The favorite cereal among the crew of USS Whidbey Island (LSD-41) was Captain Crunch.

So beloved was the cereal that its arrival onto the ship following a port visit was announced.

“Captain Crunch, arriving,” recalled retired Capt. Patrick Muldoon, the first commanding officer of Whidbey Island.

Muldoon, along with other plankowners and former crew of Whidbey Island – including the sailor that announced Captain Crunch’s arrival, stood before the ship to watch as the Navy decommissioned it Friday.

The Navy announced Whidbey Island’s decomissioning in 2020. The sea service has announced it will retire several others in the class over the next few years.

Whidbey Island, first in the Whidbey Island class of dock landing ships, was commissioned in 1985.

“That was a special day,” Muldoon said during the decommissioning ceremony. “I must say I had no idea how many certifications, inspection surveys, assist visits, evaluations and qualification events we were going to have over the next two years. It was an endless series of experts from the government and they were all there to help us.”

Over the course of Whidbey Island’s time in the Navy, the ship deployed multiple times, heading to the Mediterranean Sea three times between 1985-1991, according to the Navy’s history of the ship.

Whidbey Island helped support Operation Desert Storm and Operation Enduring Freedom.
The ship participated in hurricane evacuations and rescues at sea, Muldoon said.

“There were many extraordinary events from the transit of the Panama Canal to the Blue Nose Ceremony as we crossed the Arctic Circle and the unforgettable opportunity to navigate the fjords of Norway,” he said.

Whidbey Island will live on in the memories of those who served on the ship, said Cmdr. Matthew Phillips, commanding officer of Whidbey Island.

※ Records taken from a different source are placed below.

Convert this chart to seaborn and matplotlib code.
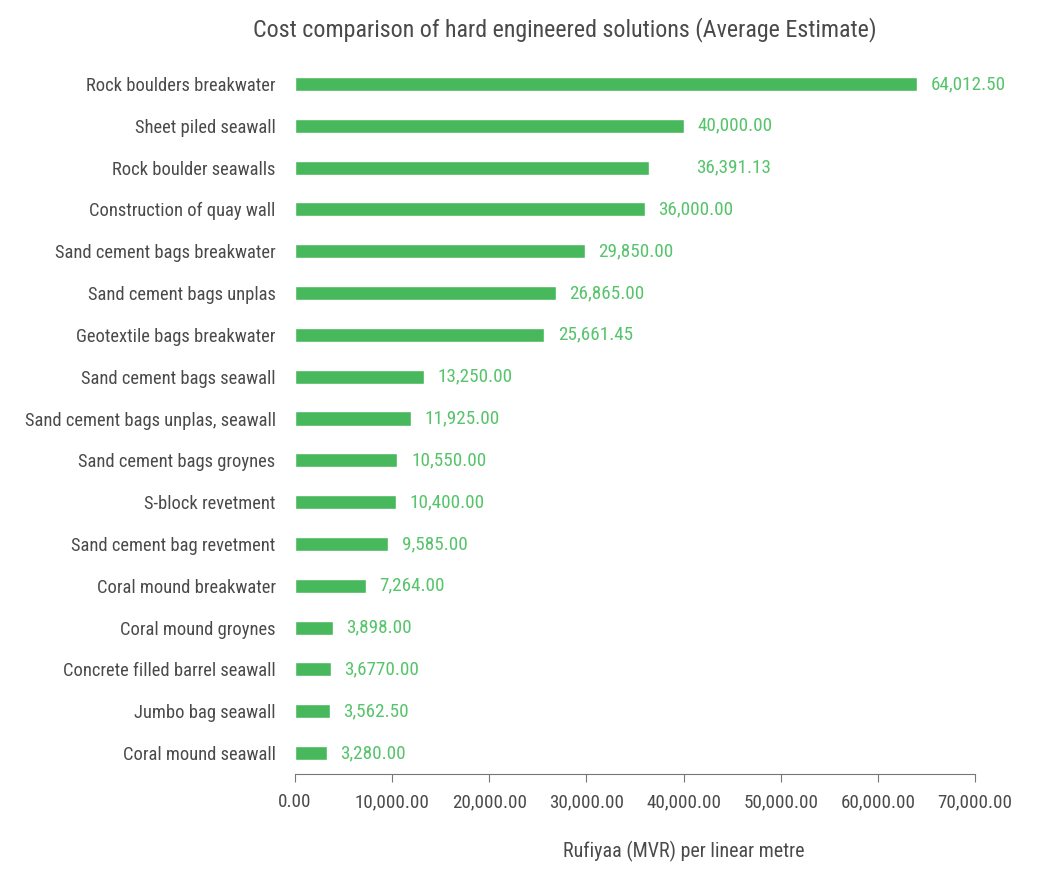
import matplotlib
matplotlib.use("Agg")
import matplotlib.pyplot as plt
import pandas as pd
import seaborn as sns
from matplotlib.ticker import FuncFormatter

solutions = [
    "Rock boulders breakwater",
    "Sheet piled seawall",
    "Rock boulder seawalls",
    "Construction of quay wall",
    "Sand cement bags breakwater",
    "Sand cement bags unplas",
    "Geotextile bags breakwater",
    "Sand cement bags seawall",
    "Sand cement bags unplas, seawall",
    "Sand cement bags groynes",
    "S-block revetment",
    "Sand cement bag revetment",
    "Coral mound breakwater",
    "Coral mound groynes",
    "Concrete filled barrel seawall",
    "Jumbo bag seawall",
    "Coral mound seawall",
]
cost_mvr = [64012.50, 40000.00, 36391.13, 36000.00, 29850.00, 26865.00,
            25661.45, 13250.00, 11925.00, 10550.00, 10400.00, 9585.00,
            7264.00, 3898.00, 3677.00, 3562.50, 3280.00]
# labels as printed in the source (one has a typo)
value_labels = ["64,012.50", "40,000.00", "36,391.13", "36,000.00", "29,850.00",
                "26,865.00", "25,661.45", "13,250.00", "11,925.00", "10,550.00",
                "10,400.00", "9,585.00", "7,264.00", "3,898.00", "3,6770.00",
                "3,562.50", "3,280.00"]

BAR = "#47b85b"
TXT = "#55c46a"
GREY = "#4a4a4a"

df = pd.DataFrame({"solution": solutions, "cost": cost_mvr, "label": value_labels})

sns.set_style("white")
plt.rcParams["font.family"] = ["Roboto Condensed", "Liberation Sans Narrow", "DejaVu Sans"]

fig = plt.figure(figsize=(10.6, 8.8), dpi=100)
ax = fig.add_axes([295 / 1060, 1 - 774 / 880, 680 / 1060, 711 / 880])

sns.barplot(data=df, x="cost", y="solution", color=BAR, width=0.335,
            saturation=1, ax=ax)

for i, row in df.iterrows():
    # the source chart pushes one label further out
    pad = 4900 if row["solution"] == "Rock boulder seawalls" else 1400
    ax.text(row["cost"] + pad, i, row["label"], va="center", ha="left",
            color=TXT, fontsize=13.8)

ax.set_xlim(0, 70000)
ax.set_ylim(len(df) - 0.5, -0.5)
ax.set_xticks(range(0, 70001, 10000))
ax.xaxis.set_major_formatter(FuncFormatter(lambda v, _: f"{v:,.2f}"))
ax.tick_params(axis="x", bottom=True, direction="out", length=6, width=0.8,
               color="#777777", pad=8, labelsize=13.7, labelcolor=GREY)
ax.tick_params(axis="y", left=False, length=0, pad=14, labelsize=13.35, labelcolor=GREY)
for s in ["top", "right", "left"]:
    ax.spines[s].set_visible(False)
ax.spines["bottom"].set_color("#777777")
ax.spines["bottom"].set_linewidth(0.8)
ax.set_ylabel("")
ax.set_xlabel("")

fig.text(684 / 1060, 1 - 851 / 880, "Rufiyaa (MVR) per linear metre",
         ha="center", va="center", fontsize=14.4, color=GREY)
fig.text(565 / 1060, 1 - 30 / 880,
         "Cost comparison of hard engineered solutions (Average Estimate)",
         ha="center", va="center", fontsize=17.3, color=GREY)

fig.savefig("out.png", dpi=100)
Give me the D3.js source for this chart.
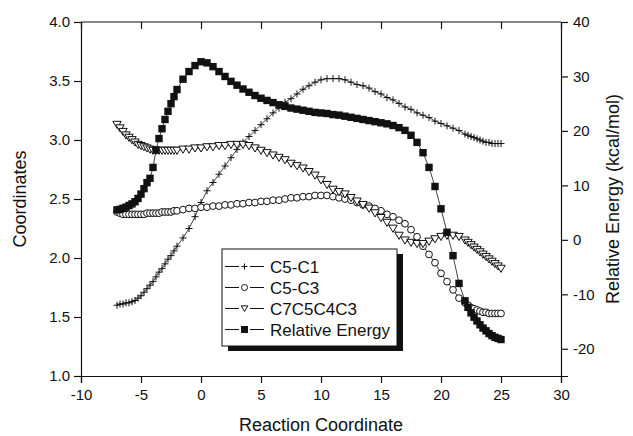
<!DOCTYPE html>
<html><head><meta charset="utf-8">
<script src="https://cdn.jsdelivr.net/npm/d3@7"></script>
<style>body{margin:0;background:#fff}svg{display:block}text{font-family:"Liberation Sans",Arial,sans-serif;fill:#111}</style>
</head><body><svg id="c" width="633" height="436"></svg>
<script>
const reactionCoord = [-7,-6.75,-6.5,-6.25,-6,-5.75,-5.5,-5.25,-5,-4.75,-4.5,-4.25,-4,-3.75,-3.5,-3.25,-3,-2.75,-2.5,-2.25,-2,
  -1.5,-1,-0.5,0,0.5,1,1.5,2,2.5,3,3.5,4,4.5,5,5.5,6,6.5,7,7.5,8,8.5,9,9.5,10,10.5,11,11.5,12,12.5,13,13.5,14,14.5,15,15.5,16,16.5,17,17.5,18,18.5,19,19.5,20,20.5,21,21.5,22,
  22.25,22.5,22.75,23,23.25,23.5,23.75,24,24.25,24.5,24.75,25];
const c5c1 = [1.60,1.61,1.61,1.62,1.62,1.63,1.64,1.66,1.68,1.71,1.74,1.77,1.80,1.84,1.88,1.91,1.95,1.99,2.02,2.06,2.10,
  2.17,2.25,2.35,2.47,2.57,2.64,2.71,2.78,2.85,2.92,2.98,3.03,3.08,3.13,3.18,3.23,3.27,3.32,3.35,3.39,3.43,3.46,3.49,3.51,3.52,3.52,3.52,3.51,3.49,3.47,3.46,3.44,3.41,3.39,3.36,3.34,3.31,3.28,3.26,3.23,3.21,3.19,3.16,3.14,3.12,3.10,3.08,3.05,
  3.04,3.03,3.02,3.01,3.00,2.99,2.98,2.98,2.97,2.97,2.97,2.97];
const c5c3 = [2.39,2.38,2.37,2.37,2.37,2.37,2.37,2.37,2.37,2.37,2.38,2.38,2.38,2.38,2.38,2.39,2.39,2.39,2.39,2.40,2.40,
  2.41,2.42,2.42,2.43,2.43,2.44,2.44,2.45,2.45,2.46,2.46,2.47,2.47,2.48,2.48,2.49,2.49,2.50,2.51,2.51,2.52,2.52,2.53,2.53,2.53,2.52,2.51,2.50,2.49,2.47,2.45,2.44,2.42,2.40,2.37,2.35,2.32,2.29,2.24,2.18,2.10,2.03,1.96,1.87,1.80,1.73,1.66,1.62,
  1.60,1.58,1.57,1.56,1.55,1.54,1.54,1.53,1.53,1.53,1.53,1.53];
const c7c5c4c3 = [3.13,3.10,3.07,3.04,3.02,3.00,2.98,2.96,2.95,2.94,2.93,2.92,2.91,2.91,2.91,2.91,2.91,2.91,2.91,2.91,2.91,
  2.92,2.92,2.93,2.93,2.94,2.94,2.95,2.95,2.96,2.96,2.96,2.95,2.93,2.91,2.89,2.87,2.85,2.83,2.80,2.78,2.76,2.73,2.70,2.66,2.62,2.58,2.56,2.54,2.51,2.48,2.45,2.42,2.38,2.34,2.30,2.25,2.19,2.15,2.13,2.12,2.12,2.14,2.16,2.18,2.19,2.19,2.18,2.15,
  2.13,2.11,2.09,2.07,2.05,2.03,2.01,1.99,1.97,1.95,1.93,1.91];
const relEnergy = [5.5,5.6,5.8,6.0,6.3,6.6,7.0,7.6,8.4,9.4,10.5,11.3,13.3,16.5,18.6,20.4,22.1,23.6,25.0,26.3,27.6,
  29.5,30.9,32.0,32.7,32.5,31.8,30.9,30.0,29.1,28.4,27.7,27.1,26.5,26.0,25.6,25.2,24.8,24.5,24.2,24.0,23.8,23.6,23.4,23.3,23.2,23.0,22.9,22.7,22.5,22.3,22.1,21.9,21.7,21.5,21.3,21.0,20.6,20.1,19.2,17.9,16.0,13.3,9.8,5.7,1.4,-2.9,-8.0,-11.2,
  -12.4,-13.4,-14.2,-14.9,-15.6,-16.2,-16.7,-17.2,-17.6,-17.9,-18.1,-18.3];
const xTicks = [-10,-5,0,5,10,15,20,25,30];
const yLeftTicks = [1.0,1.5,2.0,2.5,3.0,3.5,4.0];
const yRightTicks = [-20,-10,0,10,20,30,40];
const seriesNames = ["C5-C1","C5-C3","C7C5C4C3","Relative Energy"];

const svg = d3.select("#c");
const L=81, R=561, T=22, B=376;
const x = d3.scaleLinear().domain([-10,30]).range([L,R]);
const yL = d3.scaleLinear().domain([1,4]).range([B,T]);
const yR = d3.scaleLinear().domain([-25,40]).range([B,T]);
const hy = f => (d => f(d).replace("\u2212","-"));

function styleAxis(g){
  g.selectAll("path.domain").attr("stroke","#111").attr("stroke-width",1.2);
  g.selectAll(".tick line").attr("stroke","#111").attr("stroke-width",1.2);
  g.selectAll(".tick text").attr("font-size",15).attr("font-family","Liberation Sans, Arial, sans-serif").attr("fill","#111");
}
const minorX = d3.range(-10,30.01,2.5).filter(v=>v%5!==0);
const minorL = d3.range(1,4.001,0.25).filter(v=>Math.abs(v*2-Math.round(v*2))>1e-6);
const minorR = d3.range(-25,40.01,5).filter(v=>v%10!==0);

const gBot = svg.append("g").attr("transform",`translate(0,${B})`);
gBot.call(d3.axisBottom(x).tickValues(minorX).tickSize(4).tickFormat("")).call(styleAxis);
gBot.call(d3.axisBottom(x).tickValues(xTicks).tickSize(7).tickPadding(6).tickFormat(hy(d3.format("d")))).call(styleAxis);
const gTop = svg.append("g").attr("transform",`translate(0,${T})`);
gTop.call(d3.axisBottom(x).tickValues(minorX).tickSize(4).tickFormat("")).call(styleAxis);
gTop.call(d3.axisBottom(x).tickValues(xTicks).tickSize(7).tickFormat("")).call(styleAxis);
gTop.select("path.domain").attr("d",`M${L},0H${R}`);
const gLeft = svg.append("g").attr("transform",`translate(${L},0)`);
gLeft.call(d3.axisLeft(yL).tickValues(minorL).tickSize(4).tickFormat("")).call(styleAxis);
gLeft.call(d3.axisLeft(yL).tickValues(yLeftTicks).tickSize(7).tickPadding(4).tickFormat(d3.format(".1f"))).call(styleAxis);
const gRight = svg.append("g").attr("transform",`translate(${R},0)`);
gRight.call(d3.axisRight(yR).tickValues(minorR).tickSize(4).tickFormat("")).call(styleAxis);
gRight.call(d3.axisRight(yR).tickValues(yRightTicks).tickSize(7).tickPadding(5).tickFormat(hy(d3.format("d")))).call(styleAxis);

svg.append("text").attr("x",(L+R)/2).attr("y",431).attr("text-anchor","middle").attr("font-size",18).text("Reaction Coordinate");
svg.append("text").attr("transform",`translate(26,${(T+B)/2}) rotate(-90)`).attr("text-anchor","middle").attr("font-size",18).text("Coordinates");
svg.append("text").attr("transform",`translate(606,${(T+B)/2}) rotate(-90)`).attr("text-anchor","middle").attr("dy","0.7em").attr("font-size",18).text("Relative Energy (kcal/mol)");

const plot = svg.append("g");
function lineFor(vals, ys){
  return d3.line().x((d,i)=>x(reactionCoord[i])).y(d=>ys(d))(vals);
}
const plusPath = s=>`M${-s},0H${s}M0,${-s}V${s}`;
const triPath = s=>`M${-s},${-s*0.8}H${s}L0,${s*0.9}Z`;

plot.append("path").attr("d",lineFor(c5c1,yL)).attr("fill","none").attr("stroke","#111").attr("stroke-width",0.8);
plot.append("g").selectAll("path").data(c5c1).join("path")
  .attr("transform",(d,i)=>`translate(${x(reactionCoord[i])},${yL(d)})`).attr("d",plusPath(3.5))
  .attr("stroke","#111").attr("stroke-width",1).attr("fill","none");
plot.append("path").attr("d",lineFor(c5c3,yL)).attr("fill","none").attr("stroke","#111").attr("stroke-width",0.8);
plot.append("g").selectAll("circle").data(c5c3).join("circle")
  .attr("cx",(d,i)=>x(reactionCoord[i])).attr("cy",d=>yL(d)).attr("r",3.4)
  .attr("stroke","#111").attr("stroke-width",1).attr("fill","#fff");
plot.append("path").attr("d",lineFor(c7c5c4c3,yL)).attr("fill","none").attr("stroke","#111").attr("stroke-width",0.8);
plot.append("g").selectAll("path").data(c7c5c4c3).join("path")
  .attr("transform",(d,i)=>`translate(${x(reactionCoord[i])},${yL(d)})`).attr("d",triPath(4.2))
  .attr("stroke","#111").attr("stroke-width",1).attr("fill","#fff");
plot.append("path").attr("d",lineFor(relEnergy,yR)).attr("fill","none").attr("stroke","#111").attr("stroke-width",0.8);
plot.append("g").selectAll("rect").data(relEnergy).join("rect")
  .attr("x",(d,i)=>x(reactionCoord[i])-3.7).attr("y",d=>yR(d)-3.7).attr("width",7.4).attr("height",7.4)
  .attr("fill","#111");

const lg = svg.append("g").attr("transform","translate(222,249)");
lg.append("rect").attr("x",6).attr("y",5).attr("width",175).attr("height",97).attr("fill","#111");
lg.append("rect").attr("x",0).attr("y",0).attr("width",175).attr("height",97).attr("fill","#fff").attr("stroke","#111").attr("stroke-width",1);
seriesNames.forEach((n,i)=>{
  const yy = 17.5 + i*21;
  const g = lg.append("g").attr("transform",`translate(0,${yy})`);
  g.append("line").attr("x1",3).attr("x2",17).attr("stroke","#111").attr("stroke-width",1);
  g.append("line").attr("x1",28).attr("x2",42).attr("stroke","#111").attr("stroke-width",1);
  const mx = 22.5;
  if(i===0) g.append("path").attr("transform",`translate(${mx},0)`).attr("d",plusPath(3)).attr("stroke","#111").attr("fill","none");
  if(i===1) g.append("circle").attr("cx",mx).attr("r",3).attr("stroke","#111").attr("fill","#fff");
  if(i===2) g.append("path").attr("transform",`translate(${mx},0)`).attr("d",triPath(3.3)).attr("stroke","#111").attr("fill","#fff");
  if(i===3) g.append("rect").attr("x",mx-3.5).attr("y",-3.5).attr("width",7).attr("height",7).attr("fill","#111");
  g.append("text").attr("x",48).attr("dy","0.36em").attr("font-size",17).text(n);
});
</script></body></html>
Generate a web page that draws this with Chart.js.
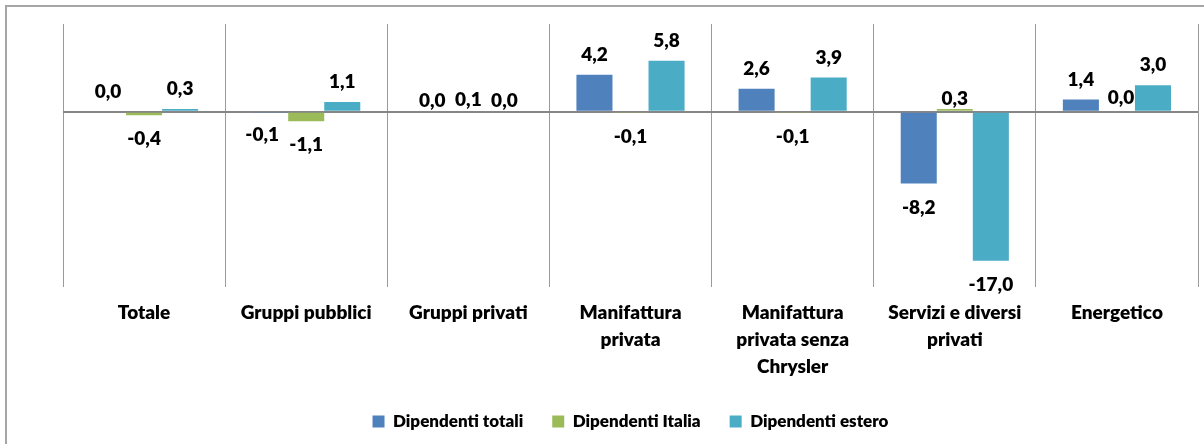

“For 38 years at every moment, there’s been a crew living, sleeping, eating and standing watch on this ship,” Phillips said. “It’s been our home. It’s been our weapon that we’ve operated from in peace and in times where it is not peaceful. We’ve put her into harm’s way. But now after her long and faithful service to the Navy and our nation, the crew will run off and decommission the hull.”

Whidbey Island will be placed in out of commission and reserve logistics support asset status, Phillips said, reading from the declaration of decommissioning.

With Williams reading the official order, the crew of Whidbey Island ensured its last commanding officer that the ship was ready for decommissioning.

Deck running lights, extinguished. Rigging and tackle, stored. Crew, disembarked.